* TASK PROMPT
Reproduce the records. Keep every word exact and include no images.
++++++++
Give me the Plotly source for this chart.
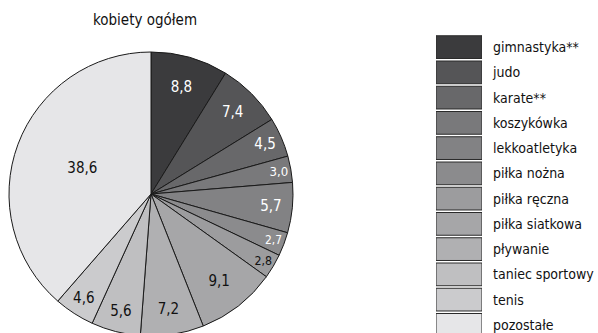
import plotly.graph_objects as go

categories = ["gimnastyka**", "judo", "karate**", "koszykówka", "lekkoatletyka",
              "piłka nożna", "piłka ręczna", "piłka siatkowa", "pływanie",
              "taniec sportowy", "tenis", "pozostałe"]
values = [8.8, 7.4, 4.5, 3.0, 5.7, 2.7, 2.8, 9.1, 7.2, 5.6, 4.6, 38.6]
legend_key = [1] * len(categories)
title_text = "kobiety ogółem"

colors = ["#3b3b3d", "#555557", "#68686a", "#79797b", "#828284", "#8b8b8d",
          "#9c9c9e", "#a6a6a8", "#b0b0b2", "#bfbfc1", "#cbcbcd", "#e6e6e8"]
text_colors = ["white"] * 6 + ["#111111"] * 6

W, H = 598, 340
FONT = "DejaVu Sans Condensed, Roboto, sans-serif"

fig = go.Figure()
fig.add_trace(go.Pie(
    labels=categories, values=values, sort=False, direction="clockwise",
    rotation=0,
    marker=dict(colors=colors, line=dict(color="#1a1a1a", width=1)),
    texttemplate="%{value:.1f}", textposition="inside",
    insidetextorientation="horizontal",
    insidetextfont=dict(color=text_colors, size=15, family=FONT),
    domain=dict(x=[9 / W, 293 / W], y=[(H - 336) / H, (H - 52) / H]),
    showlegend=False, hoverinfo="label+value",
))

fig.add_trace(go.Bar(
    y=categories, x=legend_key, orientation="h",
    marker=dict(color=colors, line=dict(color="#2a2a2a", width=1)),
    xaxis="x2", yaxis="y2", showlegend=False, hoverinfo="y",
    width=0.9,
))

fig.update_layout(
    width=W, height=H,
    margin=dict(l=0, r=0, t=0, b=0),
    paper_bgcolor="white", plot_bgcolor="white",
    separators=", ",
    font=dict(family=FONT, color="#111111"),
    xaxis2=dict(domain=[436 / W, 482 / W], range=[0, 1], visible=False,
                fixedrange=True),
    yaxis2=dict(domain=[(H - 337.5) / H, (H - 34.5) / H], side="right",
                anchor="x2", categoryorder="array", categoryarray=categories,
                autorange="reversed", showgrid=False, showline=False,
                ticks="", ticklabelstandoff=10,
                tickfont=dict(size=14, family=FONT, color="#111111")),
    annotations=[dict(text=title_text, x=145 / W, y=(H - 20) / H,
                      xref="paper", yref="paper", showarrow=False,
                      xanchor="center", yanchor="middle",
                      font=dict(size=15, family=FONT, color="#111111"))],
)

fig.write_html("out.html", config={"displayModeBar": False},
               post_script="document.body.style.margin='0';"
                           "document.body.style.overflow='hidden';"
                           "document.documentElement.style.overflow='hidden';")
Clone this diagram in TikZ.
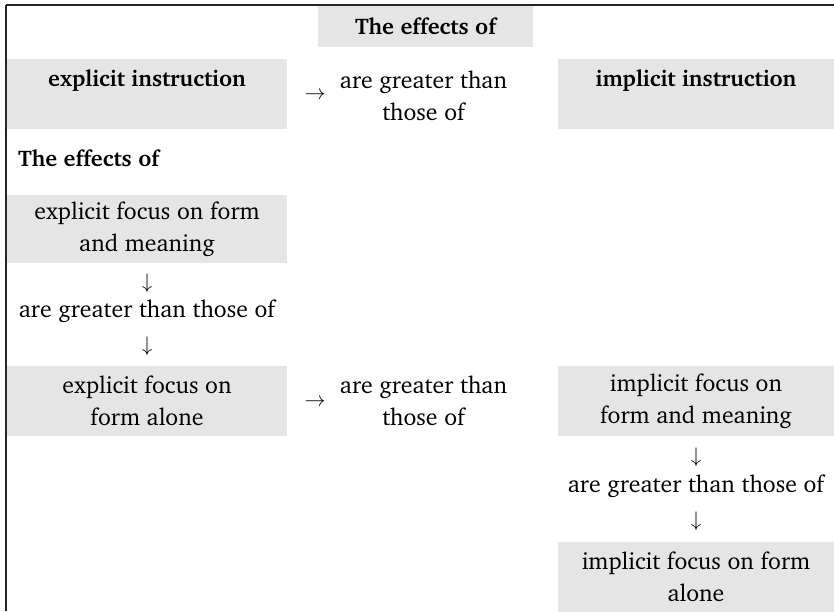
++++++++
* SOLUTION FOR THIS EXERCISE
Give me the Plotly source for this chart.
import plotly.graph_objects as go

categories = ["gimnastyka**", "judo", "karate**", "koszykówka", "lekkoatletyka",
              "piłka nożna", "piłka ręczna", "piłka siatkowa", "pływanie",
              "taniec sportowy", "tenis", "pozostałe"]
values = [8.8, 7.4, 4.5, 3.0, 5.7, 2.7, 2.8, 9.1, 7.2, 5.6, 4.6, 38.6]
legend_key = [1] * len(categories)
title_text = "kobiety ogółem"

colors = ["#3b3b3d", "#555557", "#68686a", "#79797b", "#828284", "#8b8b8d",
          "#9c9c9e", "#a6a6a8", "#b0b0b2", "#bfbfc1", "#cbcbcd", "#e6e6e8"]
text_colors = ["white"] * 6 + ["#111111"] * 6

W, H = 598, 340
FONT = "DejaVu Sans Condensed, Roboto, sans-serif"

fig = go.Figure()
fig.add_trace(go.Pie(
    labels=categories, values=values, sort=False, direction="clockwise",
    rotation=0,
    marker=dict(colors=colors, line=dict(color="#1a1a1a", width=1)),
    texttemplate="%{value:.1f}", textposition="inside",
    insidetextorientation="horizontal",
    insidetextfont=dict(color=text_colors, size=15, family=FONT),
    domain=dict(x=[9 / W, 293 / W], y=[(H - 336) / H, (H - 52) / H]),
    showlegend=False, hoverinfo="label+value",
))

fig.add_trace(go.Bar(
    y=categories, x=legend_key, orientation="h",
    marker=dict(color=colors, line=dict(color="#2a2a2a", width=1)),
    xaxis="x2", yaxis="y2", showlegend=False, hoverinfo="y",
    width=0.9,
))

fig.update_layout(
    width=W, height=H,
    margin=dict(l=0, r=0, t=0, b=0),
    paper_bgcolor="white", plot_bgcolor="white",
    separators=", ",
    font=dict(family=FONT, color="#111111"),
    xaxis2=dict(domain=[436 / W, 482 / W], range=[0, 1], visible=False,
                fixedrange=True),
    yaxis2=dict(domain=[(H - 337.5) / H, (H - 34.5) / H], side="right",
                anchor="x2", categoryorder="array", categoryarray=categories,
                autorange="reversed", showgrid=False, showline=False,
                ticks="", ticklabelstandoff=10,
                tickfont=dict(size=14, family=FONT, color="#111111")),
    annotations=[dict(text=title_text, x=145 / W, y=(H - 20) / H,
                      xref="paper", yref="paper", showarrow=False,
                      xanchor="center", yanchor="middle",
                      font=dict(size=15, family=FONT, color="#111111"))],
)

fig.write_html("out.html", config={"displayModeBar": False},
               post_script="document.body.style.margin='0';"
                           "document.body.style.overflow='hidden';"
                           "document.documentElement.style.overflow='hidden';")
Clone this diagram in TikZ.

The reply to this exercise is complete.